Former White House aide John Dean reads a prepared statement before the Senate Watergate Committee on June 25, 1973.

JOHN DEAN

John Wesley Dean III was born on October 14, 1938 in Akron, Ohio. After graduating from the Staunton Military Academy in Virginia he went on to earn a Bachelor of Arts degree at The College of Wooster in Ohio in 1961. He then attended Georgetown University Law Center and received his Juris Doctor in 1965. He obtained a junior associate position at the Washington law firm of Welch & Morgan upon his graduation from Georgetown.
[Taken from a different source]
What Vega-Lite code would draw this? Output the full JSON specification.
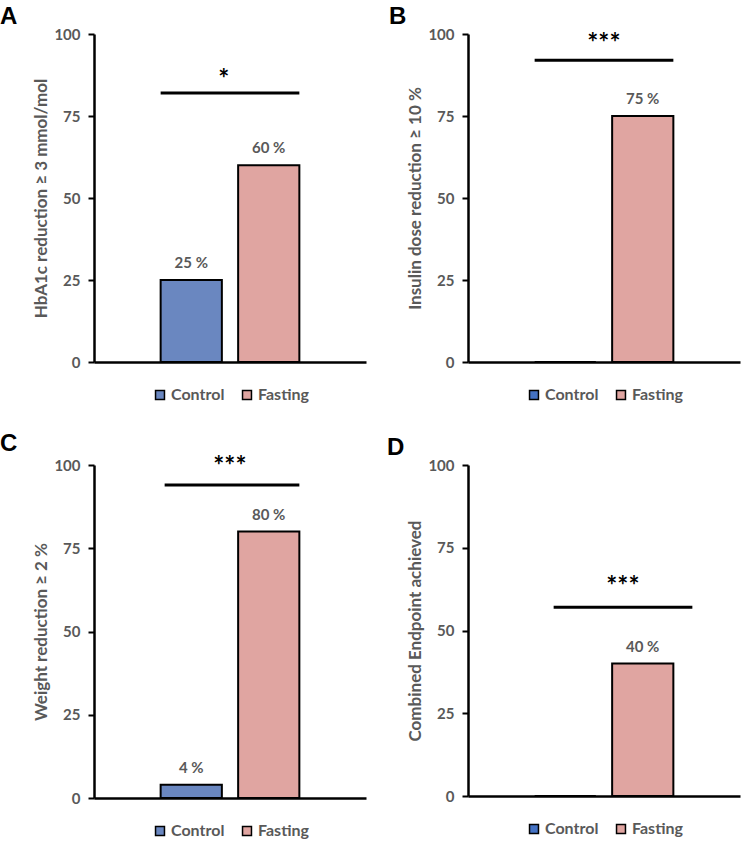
{
  "$schema": "https://vega.github.io/schema/vega-lite/v6.json",
  "background": "white",
  "padding": {"left": 0, "top": 5, "right": 5, "bottom": 5},
  "config": {
    "view": {"stroke": null},
    "font": "Lato",
    "axisY": {
      "domainColor": "black", "domainWidth": 2.5, "tickColor": "black", "tickWidth": 2, "tickSize": 6,
      "labelFont": "Lato", "labelFontSize": 15, "labelFontWeight": "bold", "labelColor": "#595959", "labelPadding": 8,
      "titleFont": "Lato", "titleFontSize": 17, "titleFontWeight": "bold", "titleColor": "#595959", "titlePadding": 3,
      "grid": false
    },
    "axisX": {"domainColor": "black", "domainWidth": 2.5, "ticks": false, "labels": false, "title": null, "grid": false},
    "legend": {
      "orient": "bottom", "direction": "horizontal", "title": null,
      "symbolType": "square", "symbolStrokeColor": "black", "symbolStrokeWidth": 1.5, "symbolSize": 80,
      "labelFont": "Lato", "labelFontSize": 16, "labelFontWeight": "bold", "labelColor": "#595959",
      "columnPadding": 14, "labelOffset": 3, "offset": 25,
      "layout": {"bottom": {"anchor": "middle"}}
    },
    "title": {"anchor": "start", "frame": "group", "font": "Liberation Sans", "fontSize": 24, "fontWeight": "bold", "color": "black", "offset": -2}
  },
  "datasets": {
    "bars": [
      {"panel": "A", "group": "Control", "value": 25, "label": "25 %"},
      {"panel": "A", "group": "Fasting", "value": 60, "label": "60 %"},
      {"panel": "B", "group": "Control", "value": 0},
      {"panel": "B", "group": "Fasting", "value": 75, "label": "75 %"},
      {"panel": "C", "group": "Control", "value": 4, "label": "4 %"},
      {"panel": "C", "group": "Fasting", "value": 80, "label": "80 %"},
      {"panel": "D", "group": "Control", "value": 0},
      {"panel": "D", "group": "Fasting", "value": 40, "label": "40 %"}
    ],
    "sig": [
      {"panel": "A", "line": 82, "starpos": 86, "stars": "*", "from": "Control", "to": "Fasting"},
      {"panel": "B", "line": 92, "starpos": 97, "stars": "***", "from": "Control", "to": "Fasting"},
      {"panel": "C", "line": 94, "starpos": 99.5, "stars": "***", "from": "Control", "to": "Fasting"},
      {"panel": "D", "line": 57, "starpos": 63, "stars": "***", "from": "Control", "to": "Fasting"}
    ]
  },
  "columns": 2,
  "spacing": {"column": 21, "row": 28},
  "resolve": {"legend": {"color": "independent"}, "scale": {"color": "independent"}},
  "concat": [
    {
      "width": 272, "height": 328,
      "title": {"text": "A", "dx": -94},
      "layer": [
        {"data": {"name": "bars"}, "transform": [{"filter": "datum.panel === 'A'"}],
         "mark": {"type": "bar", "stroke": "black", "strokeWidth": 2},
         "encoding": {
           "x": {"field": "group", "type": "nominal", "scale": {"domain": ["Control", "Fasting"], "paddingInner": 0.21, "paddingOuter": 0.86}},
           "y": {"field": "value", "type": "quantitative", "scale": {"domain": [0, 100]}, "axis": {"values": [0, 25, 50, 75, 100], "title": "HbA1c reduction ≥ 3 mmol/mol"}},
           "color": {"field": "group", "type": "nominal", "scale": {"domain": ["Control", "Fasting"], "range": ["#6A87C0", "#E0A5A1"]}}
         }},
        {"data": {"name": "bars"}, "transform": [{"filter": "datum.panel === 'A' && datum.label"}],
         "mark": {"type": "text", "baseline": "bottom", "dy": -9, "fontSize": 15, "fontWeight": "bold", "color": "#595959"},
         "encoding": {"x": {"field": "group", "type": "nominal"}, "y": {"field": "value", "type": "quantitative"}, "text": {"field": "label"}}},
        {"data": {"name": "sig"}, "transform": [{"filter": "datum.panel === 'A'"}],
         "mark": {"type": "rule", "strokeWidth": 3, "color": "black"},
         "encoding": {"x": {"field": "from", "type": "nominal", "bandPosition": 0}, "x2": {"field": "to", "bandPosition": 1}, "y": {"field": "line", "type": "quantitative"}}},
        {"data": {"name": "sig"}, "transform": [{"filter": "datum.panel === 'A'"}],
         "mark": {"type": "text", "baseline": "middle", "dx": 2, "fontSize": 26, "fontWeight": "bold", "color": "black"},
         "encoding": {"x": {"field": "from", "type": "nominal", "bandPosition": 1}, "y": {"field": "starpos", "type": "quantitative"}, "text": {"field": "stars"}}}
      ]
    },
    {
      "width": 272, "height": 328,
      "title": {"text": "B", "dx": -79},
      "layer": [
        {"data": {"name": "bars"}, "transform": [{"filter": "datum.panel === 'B'"}],
         "mark": {"type": "bar", "stroke": "black", "strokeWidth": 2},
         "encoding": {
           "x": {"field": "group", "type": "nominal", "scale": {"domain": ["Control", "Fasting"], "paddingInner": 0.21, "paddingOuter": 0.86}},
           "y": {"field": "value", "type": "quantitative", "scale": {"domain": [0, 100]}, "axis": {"values": [0, 25, 50, 75, 100], "title": "Insulin dose reduction ≥ 10 %"}},
           "color": {"field": "group", "type": "nominal", "scale": {"domain": ["Control", "Fasting"], "range": ["#4472C4", "#E0A5A1"]}}
         }},
        {"data": {"name": "bars"}, "transform": [{"filter": "datum.panel === 'B' && datum.label"}],
         "mark": {"type": "text", "baseline": "bottom", "dy": -9, "fontSize": 15, "fontWeight": "bold", "color": "#595959"},
         "encoding": {"x": {"field": "group", "type": "nominal"}, "y": {"field": "value", "type": "quantitative"}, "text": {"field": "label"}}},
        {"data": {"name": "sig"}, "transform": [{"filter": "datum.panel === 'B'"}],
         "mark": {"type": "rule", "strokeWidth": 3, "color": "black"},
         "encoding": {"x": {"field": "from", "type": "nominal", "bandPosition": 0}, "x2": {"field": "to", "bandPosition": 1}, "y": {"field": "line", "type": "quantitative"}}},
        {"data": {"name": "sig"}, "transform": [{"filter": "datum.panel === 'B'"}],
         "mark": {"type": "text", "baseline": "middle", "dx": 8, "fontSize": 26, "fontWeight": "bold", "color": "black"},
         "encoding": {"x": {"field": "from", "type": "nominal", "bandPosition": 1}, "y": {"field": "starpos", "type": "quantitative"}, "text": {"field": "stars"}}}
      ]
    },
    {
      "width": 272, "height": 333,
      "title": {"text": "C", "dx": -94},
      "layer": [
        {"data": {"name": "bars"}, "transform": [{"filter": "datum.panel === 'C'"}],
         "mark": {"type": "bar", "stroke": "black", "strokeWidth": 2},
         "encoding": {
           "x": {"field": "group", "type": "nominal", "scale": {"domain": ["Control", "Fasting"], "paddingInner": 0.21, "paddingOuter": 0.86}},
           "y": {"field": "value", "type": "quantitative", "scale": {"domain": [0, 100]}, "axis": {"values": [0, 25, 50, 75, 100], "title": "Weight reduction ≥ 2 %"}},
           "color": {"field": "group", "type": "nominal", "scale": {"domain": ["Control", "Fasting"], "range": ["#6A87C0", "#E0A5A1"]}}
         }},
        {"data": {"name": "bars"}, "transform": [{"filter": "datum.panel === 'C' && datum.label"}],
         "mark": {"type": "text", "baseline": "bottom", "dy": -9, "fontSize": 15, "fontWeight": "bold", "color": "#595959"},
         "encoding": {"x": {"field": "group", "type": "nominal"}, "y": {"field": "value", "type": "quantitative"}, "text": {"field": "label"}}},
        {"data": {"name": "sig"}, "transform": [{"filter": "datum.panel === 'C'"}],
         "mark": {"type": "rule", "strokeWidth": 3, "color": "black", "xOffset": 4, "x2Offset": 0},
         "encoding": {"x": {"field": "from", "type": "nominal", "bandPosition": 0}, "x2": {"field": "to", "bandPosition": 1}, "y": {"field": "line", "type": "quantitative"}}},
        {"data": {"name": "sig"}, "transform": [{"filter": "datum.panel === 'C'"}],
         "mark": {"type": "text", "baseline": "middle", "dx": 8, "fontSize": 26, "fontWeight": "bold", "color": "black"},
         "encoding": {"x": {"field": "from", "type": "nominal", "bandPosition": 1}, "y": {"field": "starpos", "type": "quantitative"}, "text": {"field": "stars"}}}
      ]
    },
    {
      "width": 272, "height": 331,
      "title": {"text": "D", "dx": -81},
      "layer": [
        {"data": {"name": "bars"}, "transform": [{"filter": "datum.panel === 'D'"}],
         "mark": {"type": "bar", "stroke": "black", "strokeWidth": 2},
         "encoding": {
           "x": {"field": "group", "type": "nominal", "scale": {"domain": ["Control", "Fasting"], "paddingInner": 0.21, "paddingOuter": 0.86}},
           "y": {"field": "value", "type": "quantitative", "scale": {"domain": [0, 100]}, "axis": {"values": [0, 25, 50, 75, 100], "title": "Combined Endpoint achieved"}},
           "color": {"field": "group", "type": "nominal", "scale": {"domain": ["Control", "Fasting"], "range": ["#4472C4", "#E0A5A1"]}}
         }},
        {"data": {"name": "bars"}, "transform": [{"filter": "datum.panel === 'D' && datum.label"}],
         "mark": {"type": "text", "baseline": "bottom", "dy": -9, "fontSize": 15, "fontWeight": "bold", "color": "#595959"},
         "encoding": {"x": {"field": "group", "type": "nominal"}, "y": {"field": "value", "type": "quantitative"}, "text": {"field": "label"}}},
        {"data": {"name": "sig"}, "transform": [{"filter": "datum.panel === 'D'"}],
         "mark": {"type": "rule", "strokeWidth": 3, "color": "black", "xOffset": 19, "x2Offset": 19},
         "encoding": {"x": {"field": "from", "type": "nominal", "bandPosition": 0}, "x2": {"field": "to", "bandPosition": 1}, "y": {"field": "line", "type": "quantitative"}}},
        {"data": {"name": "sig"}, "transform": [{"filter": "datum.panel === 'D'"}],
         "mark": {"type": "text", "baseline": "middle", "dx": 27, "fontSize": 26, "fontWeight": "bold", "color": "black"},
         "encoding": {"x": {"field": "from", "type": "nominal", "bandPosition": 1}, "y": {"field": "starpos", "type": "quantitative"}, "text": {"field": "stars"}}}
      ]
    }
  ]
}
Dean served as chief minority council for the Judiciary Committee in the United States House of Representatives from 1966 to 1967. He then spent the next two years as Associate Director of the National Commission on Reform of Federal Criminal Laws before working as an Associate Deputy Attorney, General Office of Criminal Justice, and Department of Justice, between 1969 and 1970. On July 9, 1970, Dean became Counsel to President Richard Nixon until April 1973. Dean is known for his role in the cover-up of the Watergate scandal and his subsequent testimony to Congress as a witness. His guilty plea to a single felony in exchange for becoming a key witness for the prosecution ultimately resulted in a reduced sentence. Barred from practicing law due to his conspiracy conviction, Dean worked as an investment banker, lecturer, author, and political commentator. 

"I had to get deeply involved and make the cover-up work. We were all going to sink, including me."